Write the lines out again, from the top of the material to the line containing "var isoB = [5000, 6000, 7000, 8000];", pictures excluded.

▸ **INFORMATION SUPPLIED**:
[BEGIN]

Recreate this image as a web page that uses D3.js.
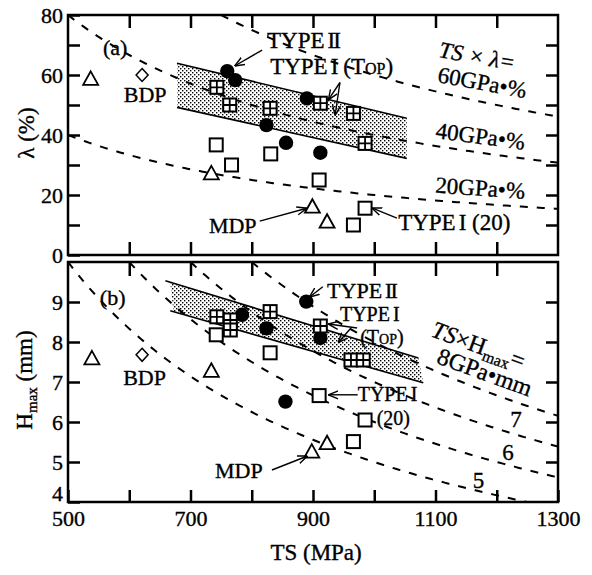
<!DOCTYPE html>
<html lang="en">
<head>
<meta charset="UTF-8">
<title>TS vs elongation and Hmax</title>
<script src="https://d3js.org/d3.v7.min.js"></script>
<style>
  body { margin: 0; background: #fff; }
  svg text { font-family: "Liberation Serif", "Times New Roman", serif; fill: #000; stroke: #000; stroke-width: 0.35; }
  .frame { fill: none; stroke: #000; stroke-width: 2.5; }
  .axis path { display: none; }
  .axis line { stroke: #000; stroke-width: 2.5; }
  .axis text { font-size: 22px; font-family: "Liberation Serif", serif; }
  .guide { fill: none; stroke: #000; stroke-width: 2; stroke-dasharray: 8,9; }
  .band { fill: url(#dots); stroke: none; }
  .bandEdge { fill: none; stroke: #000; stroke-width: 1.6; }
  .lbl { font-size: 23px; }
  .arrow { stroke: #000; stroke-width: 1.4; fill: none; }
</style>
</head>
<body>
<script>
// ---- data ----
var tsLabels = [500, 700, 900, 1100, 1300];
var lambdaLabels = [0, 20, 40, 60, 80];
var hLabels = [4, 5, 6, 7, 8, 9];

// TS x lambda = const (MPa x %), TS x Hmax = const (MPa x mm)
var isoA = [20000, 40000, 60000];
var isoB = [5000, 6000, 7000, 8000];

// panel (a): [TS, lambda]
var aTriangle = [[537, 58.7], [734, 27.2], [899, 16.1], [923, 11.1]];
var aDiamond = [[621, 60]];
var aSquare = [[742, 36.7], [767, 30], [831, 33.7], [910, 25], [966, 10], [985, 15.6]];
var aCircle = [[760, 61.3], [773, 58.3], [824, 43.3], [856, 37.4], [890, 52.2], [912, 34.1]];
var aCross = [[743, 55.9], [764, 50], [830, 48.9], [912, 50.6], [966, 47.2], [985, 37.2]];
var aBand = [[678, 63.9], [1053, 45.6], [1053, 32.2], [678, 49.2]];

// panel (b): [TS, Hmax]
var bTriangle = [[539, 7.59], [734, 7.28], [898, 5.26], [923, 5.47]];
var bDiamond = [[621, 7.68]];
var bSquare = [[742, 8.18], [830, 7.73], [910, 6.66], [985, 6.05], [966, 5.51]];
var bCircle = [[784, 8.68], [824, 8.34], [855, 6.51], [889, 9.01], [912, 8.1]];
var bCross = [[743, 8.63], [765, 8.55], [765, 8.3], [830, 8.76], [912, 8.4], [962, 7.55], [982, 7.55]];
var bBand = [[667, 9.5], [1072, 7.6], [1080, 6.98], [672, 8.78]];
var bBandTop = [[659, 9.53], [1072, 7.6]];
var bBandLow = [[667, 8.78], [1080, 6.98]];

var W = 592, H = 575;
var svg = d3.select("body").append("svg").attr("width", W).attr("height", H);

var x = d3.scaleLinear().domain([500, 1300]).range([68, 558]);
var ya = d3.scaleLinear().domain([0, 80]).range([255, 15]);
var yb = d3.scaleLinear().domain([4, 10]).range([502, 262]);

var defs = svg.append("defs");
var pat = defs.append("pattern").attr("id", "dots").attr("patternUnits", "userSpaceOnUse")
    .attr("width", 4).attr("height", 4);
pat.append("rect").attr("width", 4).attr("height", 4).attr("fill", "#fff");
pat.append("rect").attr("x", 0).attr("y", 0).attr("width", 1.4).attr("height", 1.4).attr("fill", "#000");
pat.append("rect").attr("x", 2).attr("y", 2).attr("width", 1.4).attr("height", 1.4).attr("fill", "#000");

defs.append("marker").attr("id", "head").attr("viewBox", "0 0 10 10")
    .attr("refX", 10).attr("refY", 5).attr("markerWidth", 10).attr("markerHeight", 10)
    .attr("markerUnits", "userSpaceOnUse").attr("orient", "auto")
  .append("path").attr("d", "M0,1L10,5L0,9").attr("fill", "none").attr("stroke", "#000").attr("stroke-width", 1.4);

defs.append("clipPath").attr("id", "clipA").append("rect")
    .attr("x", x(500)).attr("y", ya(80)).attr("width", x(1300) - x(500)).attr("height", ya(0) - ya(80));
defs.append("clipPath").attr("id", "clipB").append("rect")
    .attr("x", x(500)).attr("y", yb(10)).attr("width", x(1300) - x(500)).attr("height", yb(4) - yb(10));

var line = function (ys) {
  return d3.line().x(function (d) { return x(d[0]); }).y(function (d) { return ys(d[1]); });
};

function isoCurve(c, ys, top) {
  var t0 = Math.max(500, c / top);
  return d3.range(t0, 1301, 5).map(function (t) { return [t, c / t]; });
}

function panel(ys, clipId, band, bandTop, bandLow, iso, top) {
  var g = svg.append("g").attr("clip-path", "url(#" + clipId + ")");
  g.append("path").attr("class", "band").attr("d", line(ys)(band) + "Z");
  g.append("path").attr("class", "bandEdge").attr("d", line(ys)(bandTop));
  g.append("path").attr("class", "bandEdge").attr("d", line(ys)(bandLow));
  iso.forEach(function (c) {
    g.append("path").attr("class", "guide").attr("d", line(ys)(isoCurve(c, ys, top)));
  });
  return g;
}

function markers(g, ys, tri, dia, sq, circ, cross) {
  g.selectAll(null).data(tri).enter().append("path")
    .attr("d", function (d) {
      var cx = x(d[0]), cy = ys(d[1]);
      return "M" + cx + "," + (cy - 7.5) + "L" + (cx + 7.5) + "," + (cy + 6) + "L" + (cx - 7.5) + "," + (cy + 6) + "Z";
    })
    .attr("fill", "#fff").attr("stroke", "#000").attr("stroke-width", 1.8);
  g.selectAll(null).data(dia).enter().append("path")
    .attr("d", function (d) {
      var cx = x(d[0]), cy = ys(d[1]);
      return "M" + cx + "," + (cy - 6.5) + "L" + (cx + 6) + "," + cy + "L" + cx + "," + (cy + 6.5) + "L" + (cx - 6) + "," + cy + "Z";
    })
    .attr("fill", "#fff").attr("stroke", "#000").attr("stroke-width", 1.5);
  g.selectAll(null).data(circ).enter().append("circle")
    .attr("cx", function (d) { return x(d[0]); }).attr("cy", function (d) { return ys(d[1]); })
    .attr("r", 7.2).attr("fill", "#000");
  g.selectAll(null).data(sq).enter().append("rect")
    .attr("x", function (d) { return x(d[0]) - 6.5; }).attr("y", function (d) { return ys(d[1]) - 6.5; })
    .attr("width", 13).attr("height", 13)
    .attr("fill", "#fff").attr("stroke", "#000").attr("stroke-width", 2);
  var cg = g.selectAll(null).data(cross).enter().append("g")
    .attr("transform", function (d) { return "translate(" + x(d[0]) + "," + ys(d[1]) + ")"; });
  cg.append("rect").attr("x", -6.5).attr("y", -6.5).attr("width", 13).attr("height", 13)
    .attr("fill", "#fff").attr("stroke", "#000").attr("stroke-width", 2);
  cg.append("path").attr("d", "M0,-6.5V6.5M-6.5,0H6.5").attr("stroke", "#000").attr("stroke-width", 1.8);
}

// ---- panel (a) ----
panel(ya, "clipA", aBand, [aBand[0], aBand[1]], [aBand[3], aBand[2]], isoA, 80);
markers(svg.append("g"), ya, aTriangle, aDiamond, aSquare, aCircle, aCross);

// ---- panel (b) ----
panel(yb, "clipB", bBand, bBandTop, bBandLow, isoB, 10);
markers(svg.append("g"), yb, bTriangle, bDiamond, bSquare, bCircle, bCross);

// ---- frames & axes ----
svg.append("rect").attr("class", "frame").attr("x", x(500)).attr("y", ya(80))
  .attr("width", x(1300) - x(500)).attr("height", ya(0) - ya(80));
svg.append("rect").attr("class", "frame").attr("x", x(500)).attr("y", yb(10))
  .attr("width", x(1300) - x(500)).attr("height", yb(4) - yb(10));

var midTs = d3.range(600, 1300, 100);
var allTs = d3.range(500, 1301, 100);

svg.append("g").attr("class", "axis").attr("transform", "translate(" + x(500) + ",0)")
  .call(d3.axisLeft(ya).tickValues(d3.range(0, 81, 10)).tickSize(-12).tickPadding(5)
    .tickFormat(function (d) { return lambdaLabels.indexOf(d) >= 0 ? d : ""; }));
svg.append("g").attr("class", "axis").attr("transform", "translate(" + x(1300) + ",0)")
  .call(d3.axisRight(ya).tickValues(d3.range(10, 80, 10)).tickSize(-12).tickFormat(""));
svg.append("g").attr("class", "axis").attr("transform", "translate(0," + ya(80) + ")")
  .call(d3.axisTop(x).tickValues(midTs).tickSize(-13).tickFormat(""));
svg.append("g").attr("class", "axis").attr("transform", "translate(0," + ya(0) + ")")
  .call(d3.axisBottom(x).tickValues(midTs).tickSize(-13).tickFormat(""));

var lb = svg.append("g").attr("class", "axis").attr("transform", "translate(" + x(500) + ",0)")
  .call(d3.axisLeft(yb).tickValues(hLabels).tickSize(-12).tickPadding(5).tickFormat(d3.format("d")));
lb.selectAll(".tick text").filter(function (d) { return d === 4; }).attr("dy", "-0.05em");
svg.append("g").attr("class", "axis").attr("transform", "translate(" + x(1300) + ",0)")
  .call(d3.axisRight(yb).tickValues([5, 6, 7, 8, 9]).tickSize(-12).tickFormat(""));
svg.append("g").attr("class", "axis").attr("transform", "translate(0," + yb(10) + ")")
  .call(d3.axisTop(x).tickValues(midTs).tickSize(-14).tickFormat(""));
svg.append("g").attr("class", "axis").attr("transform", "translate(0," + yb(4) + ")")
  .call(d3.axisBottom(x).tickValues(allTs).tickSize(-12).tickPadding(8)
    .tickFormat(function (d) { return tsLabels.indexOf(d) >= 0 ? d : ""; }));

// ---- axis titles ----
svg.append("text").attr("class", "lbl").attr("text-anchor", "middle")
  .attr("transform", "translate(34,133) rotate(-90)").text("λ (%)");
var ht = svg.append("text").attr("class", "lbl").attr("text-anchor", "middle")
  .attr("transform", "translate(32,380) rotate(-90)");
ht.append("tspan").text("H");
ht.append("tspan").attr("font-size", 15).attr("dy", 5).text("max");
ht.append("tspan").attr("dy", -5).text(" (mm)");
svg.append("text").attr("class", "lbl").attr("text-anchor", "middle")
  .attr("x", x(905)).attr("y", 560).text("TS (MPa)");

// ---- annotations ----
function label(ys, ts, v, txt, rot, size) {
  var t = svg.append("text").attr("class", "lbl")
    .attr("transform", "translate(" + x(ts) + "," + ys(v) + ")" + (rot ? " rotate(" + rot + ")" : ""));
  if (size) t.style("font-size", size + "px");
  if (txt !== null) t.text(txt);
  return t;
}
function arrow(ys, a, b) {
  svg.append("path").attr("class", "arrow").attr("marker-end", "url(#head)")
    .attr("d", line(ys)([a, b]));
}

label(ya, 557, 66.7, "(a)", 0, 22);
label(ya, 591, 51, "BDP", 0, 22);
var t2 = label(ya, 825, 69, "TYPE");
t2.append("tspan").attr("dx", 3).attr("letter-spacing", -2).text("II");
arrow(ya, [817, 68.3], [772, 63]);
var t1 = label(ya, 830, 60.5, "TYPE");
t1.append("tspan").attr("dx", 3).text("I");
t1.append("tspan").attr("dx", 5).style("font-variant", "small-caps").text("(Top)");
arrow(ya, [944, 57.5], [925, 51.7]);
arrow(ya, [944, 57.5], [936, 46.5]);
label(ya, 730, 7.3, "MDP", 0, 22);
arrow(ya, [813, 11.3], [890, 15.6]);
var t20 = label(ya, 1039, 8.3, "TYPE");
t20.append("tspan").attr("dx", 3).text("I (20)");
arrow(ya, [1037, 12.3], [996, 15.7]);
label(ya, 1104, 66, "TS × λ=", 10).style("font-style", "italic");
label(ya, 1102, 57.7, "60GPa•%", 10.5);
label(ya, 1099, 39, "40GPa•%", 7.5);
label(ya, 1099, 20.8, "20GPa•%", 4);

label(yb, 552, 8.93, "(b)", 0, 22);
label(yb, 590, 6.93, "BDP", 0, 22);
label(yb, 740, 4.6, "MDP", 0, 22);
arrow(yb, [833, 4.8], [891, 5.15]);
var u2 = label(yb, 923, 9.1, "TYPE", 0, 22);
u2.append("tspan").attr("dx", 3).attr("letter-spacing", -2).text("II");
arrow(yb, [916, 9.38], [894, 9.12]);
var u1 = label(yb, 944, 8.52, "TYPE", 0, 20);
u1.append("tspan").attr("dx", 3).text("I");
label(yb, 977, 7.95, "(Top)", 0, 20).style("font-variant", "small-caps");
arrow(yb, [972, 8.35], [925, 8.45]);
arrow(yb, [962, 8.35], [941, 7.98]);
var u20 = label(yb, 973, 6.52, "TYPE", 0, 20);
u20.append("tspan").attr("dx", 3).text("I");
label(yb, 1004, 5.93, "(20)", 0, 20);
arrow(yb, [973, 6.68], [925, 6.68]);
var ub = label(yb, 1091, 8.15, null, 20, 24);
ub.append("tspan").style("font-style", "italic").text("TS");
ub.append("tspan").text("×H");
ub.append("tspan").attr("font-size", 16).attr("dy", 5).text("max");
ub.append("tspan").attr("dy", -5).text("=");
label(yb, 1100, 7.48, "8GPa•mm", 20, 24);
label(yb, 1222, 5.88, "7");
label(yb, 1209, 5.05, "6");
label(yb, 1161, 4.35, "5");
</script>
</body>
</html>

[END]

▸ **SOLUTION TO THIS PROBLEM**:
Recreate this image as a web page that uses D3.js.
<!DOCTYPE html>
<html lang="en">
<head>
<meta charset="UTF-8">
<title>TS vs elongation and Hmax</title>
<script src="https://d3js.org/d3.v7.min.js"></script>
<style>
  body { margin: 0; background: #fff; }
  svg text { font-family: "Liberation Serif", "Times New Roman", serif; fill: #000; stroke: #000; stroke-width: 0.35; }
  .frame { fill: none; stroke: #000; stroke-width: 2.5; }
  .axis path { display: none; }
  .axis line { stroke: #000; stroke-width: 2.5; }
  .axis text { font-size: 22px; font-family: "Liberation Serif", serif; }
  .guide { fill: none; stroke: #000; stroke-width: 2; stroke-dasharray: 8,9; }
  .band { fill: url(#dots); stroke: none; }
  .bandEdge { fill: none; stroke: #000; stroke-width: 1.6; }
  .lbl { font-size: 23px; }
  .arrow { stroke: #000; stroke-width: 1.4; fill: none; }
</style>
</head>
<body>
<script>
// ---- data ----
var tsLabels = [500, 700, 900, 1100, 1300];
var lambdaLabels = [0, 20, 40, 60, 80];
var hLabels = [4, 5, 6, 7, 8, 9];

// TS x lambda = const (MPa x %), TS x Hmax = const (MPa x mm)
var isoA = [20000, 40000, 60000];
var isoB = [5000, 6000, 7000, 8000];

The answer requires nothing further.